Effect of reaction parameters on morphology and photoluminescence of intrinsic and Mn-doped ZnS microspheres synthesized by hydrothermal method

Abstract

Intrinsic and Manganese (Mn)-doped ZnS microspheres have been synthesized by hydrothermal method. Thiourea and amino acid, and l-histidine have been used as sulfur source and capping agent, respectively. The synthesized materials have been characterized using x-ray diffraction, field emission scanning electron microscopy, photoluminescence (PL) and UV–Vis spectroscopy. The above-said characterizations conveyed the information regarding the crystallinity, existence of microspheres, size and optical properties of synthesized ZnS and Mn-doped ZnS samples.
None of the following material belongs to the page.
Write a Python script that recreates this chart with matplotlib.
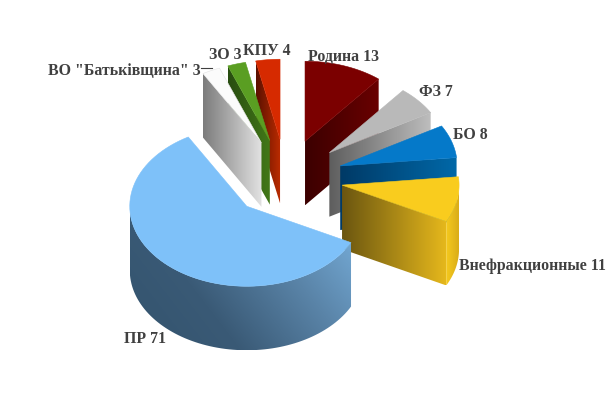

Formation of microspheres of intrinsic and Mn-doped ZnS has been observed when the reaction parameters are kept at 150 °C for 4 h, and similarly, the micropores have been noticed when reaction parameters are kept at 150 °C for 8 h. The PL of ZnS microspheres shows multiple defect emissions. The nature of PL for pure ZnS has been regulated based on reaction parameters. Doping of Mn in the ZnS enhances the PL emission. This study reveals the role of reaction parameters and effect of Mn doping on tuning the morphology and emission behavior of ZnS microspheres.